Im Kostüm vor der Villa
Die Kaisermesse sei eben sein persönlicher Höhepunkt des Veranstaltungsreigens, zu viel Sisi und Franzl im kitschigen Kontext sage ihm aber weniger zu. „Das finde ich nicht besonders lustig, wenn mein da Ur-Ur-Großvater im Kostüm vor der Kaiservilla nachgespielt wird.“
Das kritisiert auch Historiker Kurz: „Ich meide dieses Spektakel, mir ist das zu viel Wirbel. Da kommen die Leute von überall her und machen auf Kaiser.“ Eine Faszination, die wohl anhalten dürfte.
Von Spritzer, Schmarrn und Semmeln
700 Jahre Monarchie verschwinden nicht spurlos von einen Tag auf den anderen. Der Kaiser ist nach wie vor omnipräsent in unserem Alltag.

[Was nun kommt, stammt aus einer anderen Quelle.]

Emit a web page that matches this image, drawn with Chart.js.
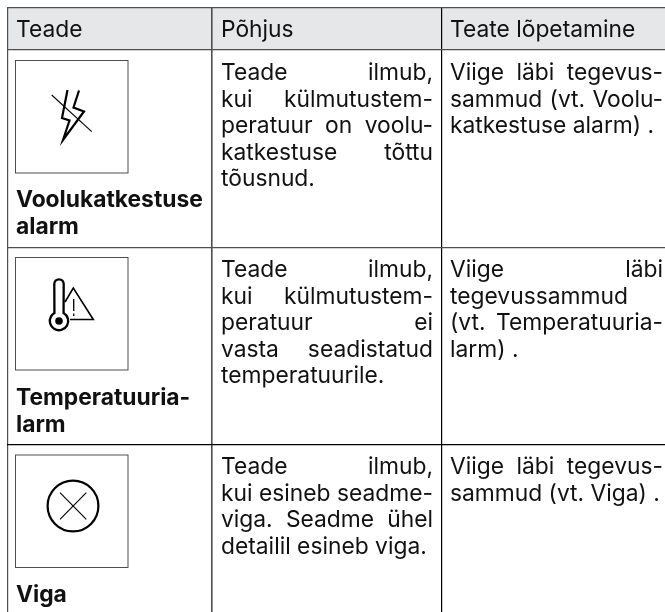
<!DOCTYPE html>
<html lang="et">
<head>
<meta charset="utf-8">
<title>Teated</title>
<script src="https://cdn.jsdelivr.net/npm/chart.js@4"></script>
<style>
  html, body { margin: 0; padding: 0; background: #fff; }
  canvas { display: block; }
</style>
</head>
<body>
<canvas id="table-chart" width="665" height="612"></canvas>
<script>
// table content, line breaks as in the picture
const headers = ['Teade', 'Põhjus', 'Teate lõpetamine'];
const alarmTitles = [
  ['Voolukatkestuse', 'alarm'],
  ['Temperatuuria-', 'larm'],
  ['Viga'],
];
const causes = [
  ['Teade ilmub,', 'kui külmutustem-', 'peratuur on voolu-', 'katkestuse tõttu', 'tõusnud.'],
  ['Teade ilmub,', 'kui külmutustem-', 'peratuur ei', 'vasta seadistatud', 'temperatuurile.'],
  ['Teade ilmub,', 'kui esineb seadme-', 'viga. Seadme ühel', 'detailil esineb viga.'],
];
const actions = [
  ['Viige läbi tegevus-', 'sammud (vt. Voolu-', 'katkestuse alarm) .'],
  ['Viige läbi', 'tegevussammud', '(vt. Temperatuuria-', 'larm) .'],
  ['Viige läbi tegevus-', 'sammud (vt. Viga) .'],
];

// rules of the table, in page pixels
const columnRules = [7.5, 212, 441.5];
const rowRules = [8, 50, 248, 445];
const darkColumnRules = [441.5];
const darkRowRules = [445];

const GRAY = '#4d4e50';
const INK = '#111';
const FONT = 'Inter, sans-serif';
const FONT_SIZE = 22.8;
const LINE_HEIGHT = 26.6;

function drawLines(ctx, lines, left, right, baseline, justify) {
  lines.forEach((line, i) => {
    const y = baseline + i * LINE_HEIGHT;
    const words = line.split(' ');
    if (!justify || i === lines.length - 1 || words.length === 1) {
      ctx.fillText(line, left, y);
      return;
    }
    const used = words.reduce((sum, w) => sum + ctx.measureText(w).width, 0);
    const gap = (right - left - used) / (words.length - 1);
    let x = left;
    words.forEach((w) => {
      ctx.fillText(w, x, y);
      x += ctx.measureText(w).width + gap;
    });
  });
}

function strokePath(ctx, points, width) {
  ctx.lineWidth = width;
  ctx.beginPath();
  points.forEach(([x, y], i) => (i ? ctx.lineTo(x, y) : ctx.moveTo(x, y)));
  ctx.stroke();
}

function drawBolt(ctx) {
  strokePath(ctx, [[67.5, 90], [62, 118], [69.5, 120.5], [63, 140], [84, 111.5], [73.5, 107.5], [79, 90.5]], 2.2);
  strokePath(ctx, [[51.7, 95], [91.7, 131.7]], 1.1);
}

function drawThermometer(ctx) {
  ctx.lineWidth = 2.3;
  ctx.beginPath();
  ctx.arc(59, 321, 9.2, -Math.PI / 2 + 0.52, -Math.PI / 2 - 0.52);
  ctx.lineTo(54.3, 284);
  ctx.arc(59, 284, 4.7, Math.PI, 0);
  ctx.closePath();
  ctx.stroke();
  ctx.beginPath();
  ctx.arc(59, 321, 3.8, 0, Math.PI * 2);
  ctx.fill();
  strokePath(ctx, [[65, 302], [73.3, 288], [93.3, 319.5], [70, 319.5]], 1.6);
  strokePath(ctx, [[73.7, 299], [73.7, 311]], 1.3);
  strokePath(ctx, [[73.7, 313.5], [73.7, 316]], 1.3);
}

function drawFault(ctx) {
  ctx.lineWidth = 2.2;
  ctx.beginPath();
  ctx.arc(73, 506, 25.4, 0, Math.PI * 2);
  ctx.stroke();
  strokePath(ctx, [[60, 492.7], [86.3, 519.3]], 1.1);
  strokePath(ctx, [[86.3, 492.7], [60, 519.3]], 1.1);
}

const tablePlugin = {
  id: 'tablePlugin',
  beforeDraw(chart) {
    const { ctx, scales: { x, y } } = chart;
    ctx.save();
    ctx.fillStyle = '#fff';
    ctx.fillRect(0, 0, chart.width, chart.height);
    ctx.fillStyle = '#e6e7e8';
    ctx.fillRect(x.getPixelForValue(7.5), y.getPixelForValue(8), chart.width, y.getPixelForValue(50) - y.getPixelForValue(8));
    ctx.restore();
  },
  afterDraw(chart) {
    const { ctx } = chart;
    ctx.save();
    ctx.fillStyle = INK;
    ctx.textBaseline = 'alphabetic';
    ctx.textAlign = 'left';

    ctx.font = `${FONT_SIZE}px ${FONT}`;
    const lefts = [16, 221, 450];
    headers.forEach((h, i) => ctx.fillText(h, lefts[i], 37));

    const rowBaselines = [80, 277, 474];
    causes.forEach((lines, i) => drawLines(ctx, lines, 221, 433, rowBaselines[i], true));
    actions.forEach((lines, i) => drawLines(ctx, lines, 450, 663, rowBaselines[i], true));

    ctx.font = `bold ${FONT_SIZE}px ${FONT}`;
    const titleBaselines = [207, 405, 602];
    alarmTitles.forEach((lines, i) => drawLines(ctx, lines, 16, 202, titleBaselines[i], false));

    // icon boxes
    ctx.strokeStyle = GRAY;
    ctx.lineWidth = 1;
    [60.5, 257.5, 455].forEach((top) => ctx.strokeRect(15.5, top, 112.5, 112.5));

    ctx.strokeStyle = '#000';
    ctx.fillStyle = '#000';
    drawBolt(ctx);
    drawThermometer(ctx);
    drawFault(ctx);
    ctx.restore();
  },
};

new Chart(document.getElementById('table-chart'), {
  type: 'scatter',
  data: { datasets: [] },
  plugins: [tablePlugin],
  options: {
    responsive: false,
    animation: false,
    layout: { padding: { left: 7, top: 8, right: 0, bottom: 0 } },
    plugins: { legend: { display: false }, tooltip: { enabled: false } },
    scales: {
      x: {
        type: 'linear',
        min: 7,
        max: 665,
        afterBuildTicks: (scale) => { scale.ticks = columnRules.map((value) => ({ value })); },
        ticks: { display: false },
        border: { display: false },
        grid: {
          drawTicks: false,
          color: (c) => (darkColumnRules.includes(c.tick.value) ? '#000' : GRAY),
          lineWidth: (c) => (c.tick.value === 212 ? 1.6 : 1.2),
        },
      },
      y: {
        type: 'linear',
        reverse: true,
        min: 8,
        max: 612,
        afterBuildTicks: (scale) => { scale.ticks = rowRules.map((value) => ({ value })); },
        ticks: { display: false },
        border: { display: false },
        grid: {
          drawTicks: false,
          color: (c) => (darkRowRules.includes(c.tick.value) ? '#000' : GRAY),
          lineWidth: 1.2,
        },
      },
    },
  },
});
</script>
</body>
</html>
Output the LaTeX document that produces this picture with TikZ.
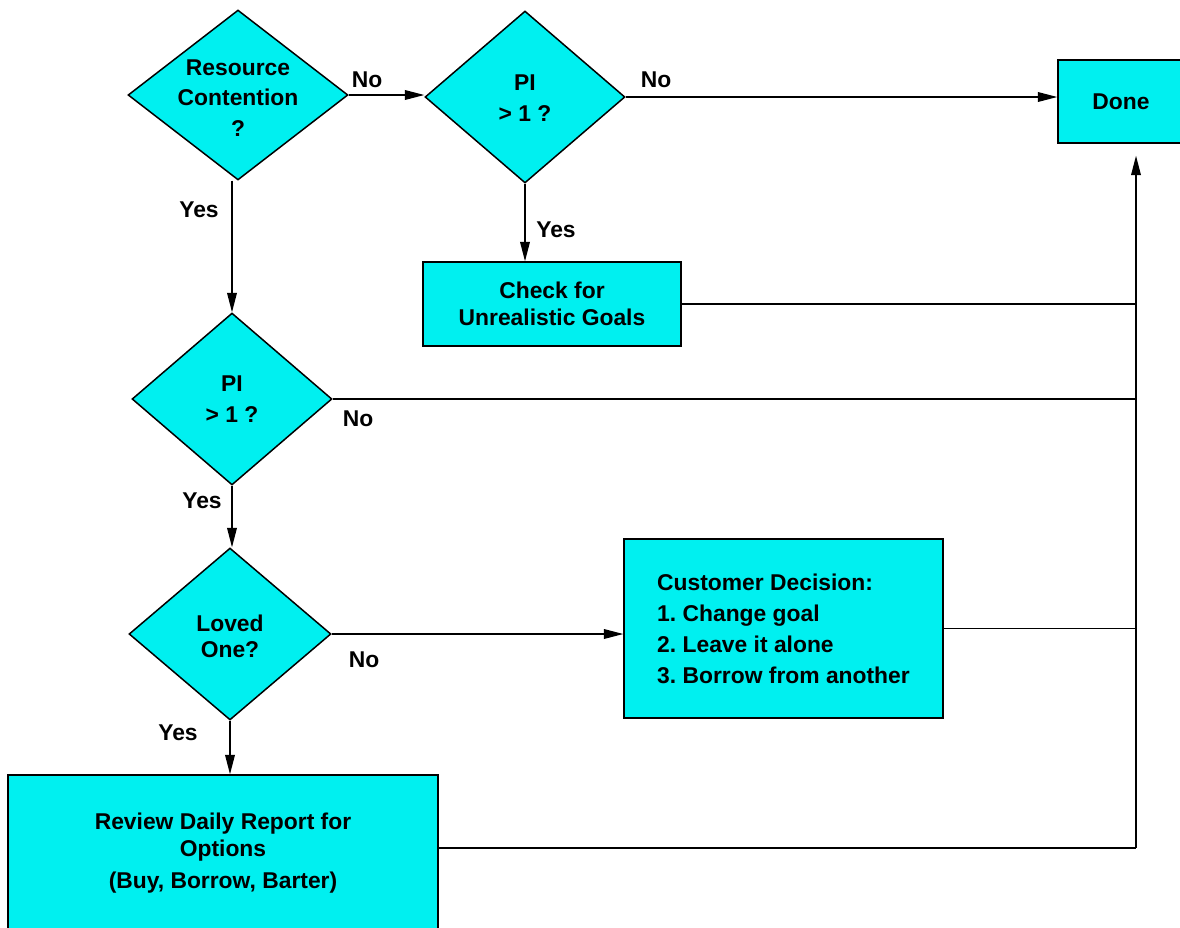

Ob die Begrifflichkeiten immer auf den letzten Monarchen von Österreich zurückzuführen sind, bezweifelt Historiker Michael Kurz: „Diese Zusammenhänge sind oft erfunden.“ Der Kaiser versteckt sich im Schmarrn, im Spritzer und in den Semmeln sowie in der Melange, im Auflauf und in Torten. Beinahe inflationär wird der Kaiser vor Gerichte gestellt, denen das gewisse Etwas verliehen werden soll.
Geschichtlich lässt sich selten ein Konnex herstellen. Auch Sisi muss mit ihrem Namen herhalten für Schokolade, Schmuck und Seifen. Einige Gebäude in Österreich ziert nach wie vor der Doppeladler, etwa am Regierungsgebäude des Wirtschaftsministeriums am Wiener Stubenring. Büsten und Statuen des Kaiserpaares finden sich vielerorts.
Sprachlich hat sich Franz Joseph gut positioniert. Wenn vom Kaiserwetter die Rede ist, sind Sonnenschein und ein wolkenloser Himmel zu erwarten. Angeblich geht die Wortschöpfung auf den meist sonnigen Kaisergeburtstag am 18. 8. zurück.
Zug, Messe und interaktive Kunst
Genau dieser 18. August ist auch Anlass für die Kaisertage, die dieses Wochenende in Bad Ischl starten. Zu den Highlights zählt die Ankunft des Kaiserzuges (15. 8., 11 Uhr), danach folgt der Festumzug durch die Innenstadt, unter anderem mit einem kaiserlichen 10er-Kutschengespann.
Zu Ehren von Kaiserin Elisabeth, eine erstklassige Reiterin ihrer Zeit, fand bereits die Damensattel-Reiterei mit Protagonistinnen in historischen Kostümen statt.
Eine Brücke zwischen Historie und Gegenwart schlägt heuer ein interaktives Gemälde von Kaiser Franz Joseph I. Das vom österreichischen Team rund um Roman Hansi entwickelte Projekt „KI.ser“ soll zur interaktiven Wissensvermittlung beitragen, indem es ermöglicht, mit dem ehemaligen Monarchen ins „Gespräch“ zu kommen. Das lebende Kunstwerk kann von 15. bis 18. August vor der Trinkhalle besucht werden.
Den Höhepunkt bildet jedes Jahr die traditionelle Kaisermesse am Sonntag, 18. 8., – dem Geburtstag von Kaiser Franz Joseph I. – um 11 Uhr in der Stadtpfarrkirche Bad Ischl.
Angehörige der Familie Habsburg, Mitglieder ehemaliger Adelsfamilien und Abordnungen der Traditionsregimenter aus den ehemaligen Kronländern werden bei der Messe dabei sein. Erstmals treten die Wiener Sängerknaben auf, die später im Zuge des Festumzugs zur Kaiservilla auch am Balkon der einstigen Sommerresidenz des Kaiserpaares auftreten.